Hammer described the measures to the Tampa Bay Times last week as “political eyewash” that will only “punish law-abiding gun owners.”

Scott says the proposals are an effort to balance 2nd Amendment rights with personal safety.

“I’m an NRA member, a supporter of the 2nd Amendment, and the 1st Amendment, and the entire Bill of Rights, for that matter. I’m also a father, and a grandfather, and a governor,” Scott said. “We all have a difficult task in front of us: Balancing our individual rights with our obvious need for public safety.”

It’s the first real battle over gun rights the NRA has faced in two decades since the pro-gun rights, Republican-dominated Legislature took control in Tallahassee.

It’s because of that clout that the New Yorker article says Florida is the state where the NRA launches pro-gun rights legislation. The story points out that 91 percent of Republican state lawmakers in Florida have received an A- grade or higher from the NRA.

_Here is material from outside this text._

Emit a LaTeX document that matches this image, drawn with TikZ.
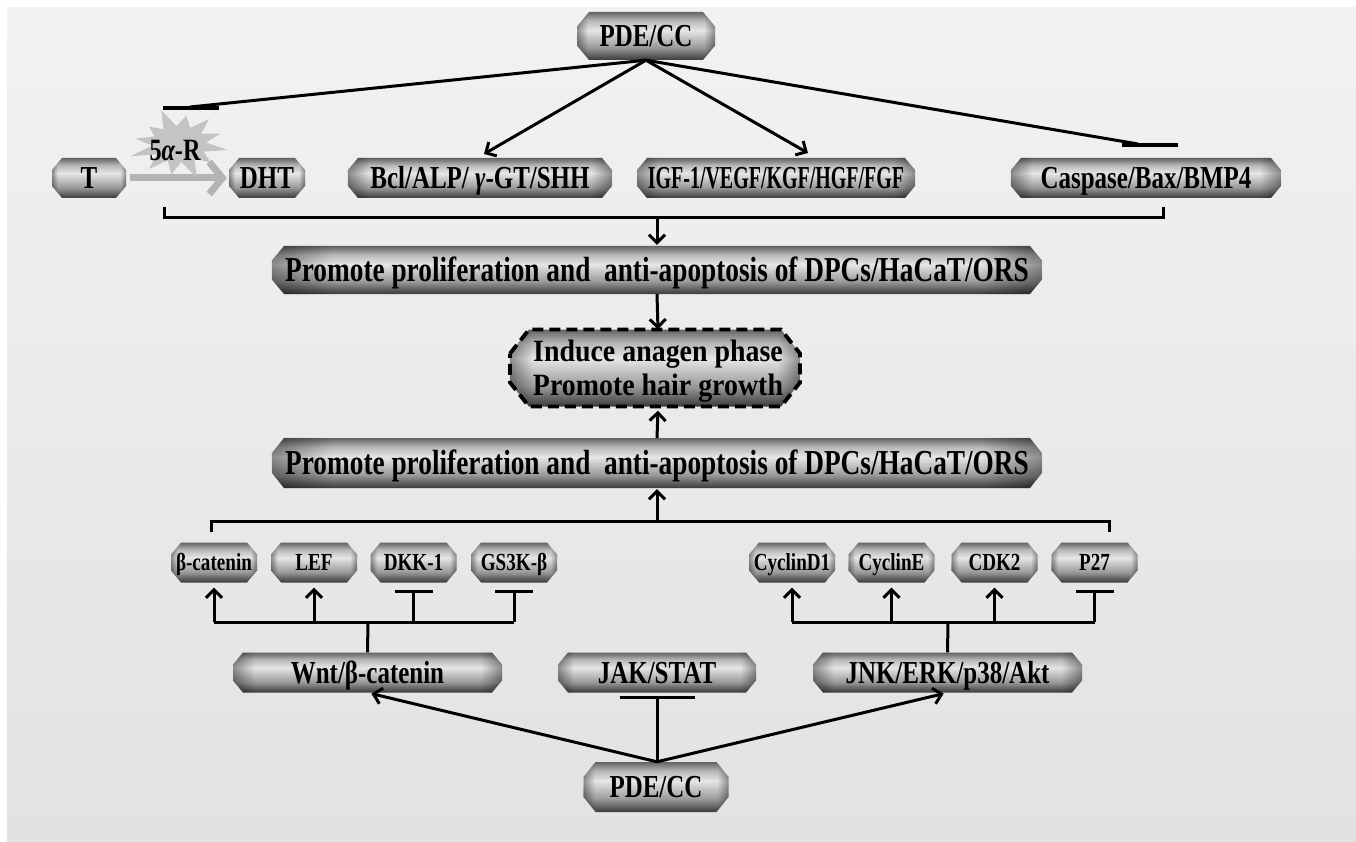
\documentclass[tikz,border=0pt]{standalone}
\usepackage{fontspec}
\setmainfont{Liberation Serif}[FakeStretch=0.78]
\newfontfamily\indfont{Liberation Serif}[FakeStretch=0.9]
\usetikzlibrary{arrows.meta,calc,fadings}
\definecolor{bgtop}{HTML}{F2F2F2}
\definecolor{bgbot}{HTML}{E2E2E2}
\definecolor{sbot}{HTML}{3A3A3A}
\definecolor{smid}{HTML}{999999}
\definecolor{slight}{HTML}{E6E6E6}
\definecolor{stopc}{HTML}{636363}
\definecolor{arrgray}{HTML}{B4B4B4}
\definecolor{stargray}{HTML}{C4C4C4}
\pgfdeclareverticalshading{boxshade}{100bp}{color(0bp)=(sbot); color(25bp)=(sbot); color(38bp)=(smid); color(56bp)=(slight); color(66bp)=(smid!60!slight); color(75bp)=(stopc); color(100bp)=(stopc)}
\pgfdeclarehorizontalshading{endsh}{100bp}{color(0bp)=(pgftransparent!60); color(25bp)=(pgftransparent!60); color(29bp)=(pgftransparent!100); color(71bp)=(pgftransparent!100); color(75bp)=(pgftransparent!60); color(100bp)=(pgftransparent!60)}
\pgfdeclarefading{endfade}{\pgfuseshading{endsh}}
\tikzset{
  basetext/.style={inner sep=0pt, font=\bfseries\fontsize{32}{34}\selectfont, text=black},
  boxtext/.style={basetext, text height=21.5pt, text depth=0pt},
  smalltext/.style={font=\bfseries\fontsize{24.5}{26}\selectfont, text height=16.5pt},
  bigtext/.style={font=\bfseries\fontsize{35}{37}\selectfont, text height=23.5pt},
  conn/.style={line width=3pt, black},
  arr/.style={conn, -{Straight Barb[length=8pt,width=16pt]}},
  inh/.style={conn, -{Bar[width=38pt]}},
  inhwide/.style={conn, -{Bar[width=75pt]}},
  barline/.style={line width=3.5pt, black},
  grayarr/.style={line width=7pt, arrgray, -{Straight Barb[length=13pt,width=32pt]}},
}
% #1 node opts, #2 name, #3 x, #4 y, #5 w, #6 h, #7 chamfer x, #8 text
\newcommand{\obox}[8][]{%
  \pgfmathsetmacro\oxl{#3-#5/2}\pgfmathsetmacro\oxr{#3+#5/2}%
  \pgfmathsetmacro\oyt{#4-#6/2}\pgfmathsetmacro\oyb{#4+#6/2}%
  \pgfmathsetmacro\ocy{0.3*#6}%
  \shade[shading=boxshade] (\oxl,\oyt+\ocy) -- (\oxl+#7,\oyt) -- (\oxr-#7,\oyt) -- (\oxr,\oyt+\ocy) -- (\oxr,\oyb-\ocy) -- (\oxr-#7,\oyb) -- (\oxl+#7,\oyb) -- (\oxl,\oyb-\ocy) -- cycle;
  \fill[black, path fading=endfade] (\oxl,\oyt+\ocy) -- (\oxl+#7,\oyt) -- (\oxr-#7,\oyt) -- (\oxr,\oyt+\ocy) -- (\oxr,\oyb-\ocy) -- (\oxr-#7,\oyb) -- (\oxl+#7,\oyb) -- (\oxl,\oyb-\ocy) -- cycle;
  \node[boxtext,minimum width=#5,minimum height=#6,#1] (#2) at (#3,#4) {#8};
}
\begin{document}
\begin{tikzpicture}[x=1pt,y=-1pt]
\useasboundingbox (0,0) rectangle (1356,842);
\fill[white] (0,0) rectangle (1356,842);
\shade[top color=bgtop, bottom color=bgbot] (7,8) rectangle (1356,842);

% top row
\obox{pdetop}{646}{36}{138}{48}{12}{PDE/CC}
\obox{T}{89}{178}{74}{40}{10}{T}
\obox{DHT}{267}{178}{76}{40}{10}{DHT}
\obox{bcl}{480}{178}{264}{40}{10}{Bcl/ALP/ {\itshape γ}-GT/SHH}
\obox{igf}{776}{178}{278}{40}{10}{\scalebox{0.8}[1]{IGF-1/VEGF/KGF/HGF/FGF}}
\obox{casp}{1146}{178}{270}{40}{10}{Caspase/Bax/BMP4}

\draw[grayarr] ([xshift=4pt]T.east) -- ([xshift=-2pt]DHT.west);
% 5alpha-R starburst
\fill[stargray, shift={(179,144)}] (340:{0.85*52} and {0.85*36})
  \foreach \a/\f in {10/0.95, 40/0.8, 70/1.0, 100/0.85, 130/0.9, 160/1.0, 190/0.85, 220/0.75, 250/1.0, 280/0.8, 310/0.9, 340/0.85}
  { -- (\a-15:27 and 18) -- (\a:{\f*52} and {\f*36}) } -- cycle;
\node[basetext, font=\bfseries\fontsize{31}{33}\selectfont] (fiveR) at (175,151) {5{\itshape α}-R};

\coordinate (inhA) at (190,107);
\coordinate (barAl) at (163,108);
\coordinate (barAr) at (219,108);
\coordinate (bclin) at (484,154);
\coordinate (igfin) at (808,153);
\coordinate (inhB) at (1138,144);
\coordinate (barBl) at (1122,145);
\coordinate (barBr) at (1178,145);
\draw[conn] (pdetop.south) -- (inhA);
\draw[barline] (barAl) -- (barAr);
\draw[arr] (pdetop.south) -- (bclin);
\draw[arr] (pdetop.south) -- (igfin);
\draw[conn] (pdetop.south) -- (inhB);
\draw[barline] (barBl) -- (barBr);

% bracket 1
\coordinate (k1a) at (164,207);
\coordinate (k1b) at (164,218);
\coordinate (k1c) at (1163,218);
\coordinate (k1d) at (1163,207);
\coordinate (k1m) at (657,218);
\draw[conn] (k1a) -- (k1b) -- (k1c) -- (k1d);

% middle
\obox[bigtext]{prom1}{657}{270}{770}{48}{12}{Promote proliferation and\ \ anti-apoptosis of DPCs/HaCaT/ORS}
\obox[bigtext]{prom2}{657}{463}{770}{50}{12}{Promote proliferation and\ \ anti-apoptosis of DPCs/HaCaT/ORS}
% induce box
\shade[shading=boxshade] (510,353.5) -- (529,329.5) -- (781,329.5) -- (800,353.5) -- (800,382.5) -- (781,406.5) -- (529,406.5) -- (510,382.5) -- cycle;
\fill[black, path fading=endfade] (510,353.5) -- (529,329.5) -- (781,329.5) -- (800,353.5) -- (800,382.5) -- (781,406.5) -- (529,406.5) -- (510,382.5) -- cycle;
\draw[line width=3.8pt, dash pattern=on 11pt off 6pt] (510,353.5) -- (529,329.5) -- (781,329.5) -- (800,353.5) -- (800,382.5) -- (781,406.5) -- (529,406.5) -- (510,382.5) -- cycle;
\node[basetext, font=\indfont\bfseries\fontsize{31}{34}\selectfont, align=center, minimum width=290, minimum height=77] (induce) at (658,371) {Induce anagen phase\\Promote hair growth};

\draw[arr, shorten >=1pt] (k1m) -- (prom1.north);
\draw[arr, shorten >=1pt] (prom1.south) -- ([yshift=2pt]induce.north);
\draw[arr, shorten >=1pt] (prom2.north) -- (induce.south);

% bracket 2
\coordinate (k2a) at (211,532);
\coordinate (k2b) at (211,521);
\coordinate (k2c) at (1109,521);
\coordinate (k2d) at (1109,532);
\coordinate (k2m) at (657,521);
\draw[conn] (k2a) -- (k2b) -- (k2c) -- (k2d);
\draw[arr, shorten >=1pt] (k2m) -- (prom2.south);

% small boxes
\obox[smalltext]{bcat}{214}{562.5}{86}{40}{10}{β-catenin}
\obox[smalltext]{lef}{314}{562.5}{86}{40}{10}{LEF}
\obox[smalltext]{dkk}{413.5}{562.5}{86}{40}{10}{DKK-1}
\obox[smalltext]{gsk}{514}{562.5}{86}{40}{10}{GS3K-β}
\obox[smalltext]{cyd}{792}{562.5}{86}{40}{10}{CyclinD1}
\obox[smalltext]{cye}{891.5}{562.5}{86}{40}{10}{CyclinE}
\obox[smalltext]{cdk}{994.5}{562.5}{86}{40}{10}{CDK2}
\obox[smalltext]{p27}{1094.5}{562.5}{86}{40}{10}{P27}

% pathway boxes
\obox{wnt}{367.5}{672.5}{269}{40}{10}{Wnt/β-catenin}
\obox{jak}{657}{672.5}{198}{40}{10}{JAK/STAT}
\obox{jnk}{947.5}{672.5}{269}{40}{10}{JNK/ERK/p38/Akt}
\obox{pdebot}{656}{787}{145}{50}{12}{PDE/CC}

% branches
\coordinate (bL) at (368,622);
\coordinate (bR) at (948,622);
\draw[conn] (bcat.south |- bL) -- (gsk.south |- bL);
\draw[conn] (bL) -- (wnt.north);
\draw[arr, shorten >=5pt] (bcat.south |- bL) -- (bcat.south);
\draw[arr, shorten >=5pt] (lef.south |- bL) -- (lef.south);
\draw[inh, shorten >=7pt] (dkk.south |- bL) -- (dkk.south);
\draw[inh, shorten >=7pt] (gsk.south |- bL) -- (gsk.south);
\draw[conn] (cyd.south |- bR) -- (p27.south |- bR);
\draw[conn] (bR) -- (jnk.north);
\draw[arr, shorten >=5pt] (cyd.south |- bR) -- (cyd.south);
\draw[arr, shorten >=5pt] (cye.south |- bR) -- (cye.south);
\draw[arr, shorten >=5pt] (cdk.south |- bR) -- (cdk.south);
\draw[inh, shorten >=7pt] (p27.south |- bR) -- (p27.south);

% bottom
\coordinate (pb) at (jak.south |- pdebot.north);
\draw[arr, shorten >=4pt] (pb) -- (wnt.south);
\draw[arr, shorten >=4pt] (pb) -- (jnk.south);
\draw[inhwide, shorten >=3pt] (pb) -- (jak.south);
\end{tikzpicture}
\end{document}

Hammer has shepherded laws into existence that have dramatically altered long-held American norms and legal principles. In the eighties, she crafted a statute that allows anyone who can legally purchase a firearm to carry a concealed handgun in public, as long as that person pays a small fee for a state-issued permit and completes a rudimentary training course. The law has been duplicated, in some form, in almost every state, and more than sixteen million Americans now have licenses to carry a concealed handgun.

In 2004, the controversial Stand Your Ground law was introduced in Florida. Since then, Stand Your Ground laws have been adopted in about two dozen states. The law affords wide discretion to concealed-carry permit holders over when they can shoot another person. It eliminated a person’s responsibility to retreat and justified that person’s right to  use force if they reasonably believed they’re safety was in immediate jeopardy.

Hammer’s clout and influence in Tallahassee, in addition to being an NRA lobbyist, is due largely to her longevity and term limits that restrict the number of years a lawmaker can serve to eight.

Unlike elected officials, who are limited to eight years in office, Hammer takes a long view of the legislative process… “Eventually, everything passes,” she has said. “That’s why, when folks keep asking, ‘What if these bills don’t pass?’ Well, they’ll be back. If we file a bill, it will be back and back and back until it passes.”

Hammer never shies away from a good fight when it comes to gun issues. This week is no different as she finds herself going up against Parkland students and  parents, a large part of the public, Democrats and even the Republican-controlled Legislature. But, it’s a battle that involves gun rights and you can count on her to be at the center of a battle that she believes is essential to protect the 2nd Amendment rights of Americans.